WHAT’S IN STORE FOR LOW AND NO-ALCOHOL IN 2020?
We are likely to see a number of macro trends within low and no-alcohol next year, according to Henderson.
She says: “I definitely think you will see a trend in people wanting to make alcohol-free cocktails at home. And I think there will be more pre-mixed alcohol-free cocktails to tap into this trend. Some retailers are already quite active in getting behind this – Marks & Spencer, for example.
“And I think we will see the big brands bringing out alcohol-free versions of their products, in the same way we have seen brands tapping into the vegan trend, like vegan Galaxy chocolate.”

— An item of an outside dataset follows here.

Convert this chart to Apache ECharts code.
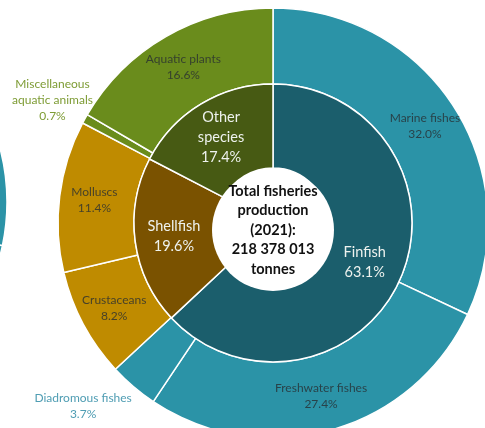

Redemption has its own vision for next year, including a plan to open up more sites and potentially franchise to cities such as Manchester and Bristol. It also wants to develop its own products.
Henderson says: “Having a Redemption alcohol-free spirit will be great, and this is something we are definitely considering.”
The company may also increase its focus on selling products directly for the take-home market, rather than just for consumption on site.
She says: “We already have a delicatessen [for take-home sales] at our Covent Garden store, and this started selling spirits such as ones from the Three Spirits range and alcohol-free Prosecco in time for Christmas. We have products people can’t get elsewhere, such as our mushroom powders and our gluten-free bread, so those are increasingly selling well via the deli. This is something we will think about for the next sites we open.”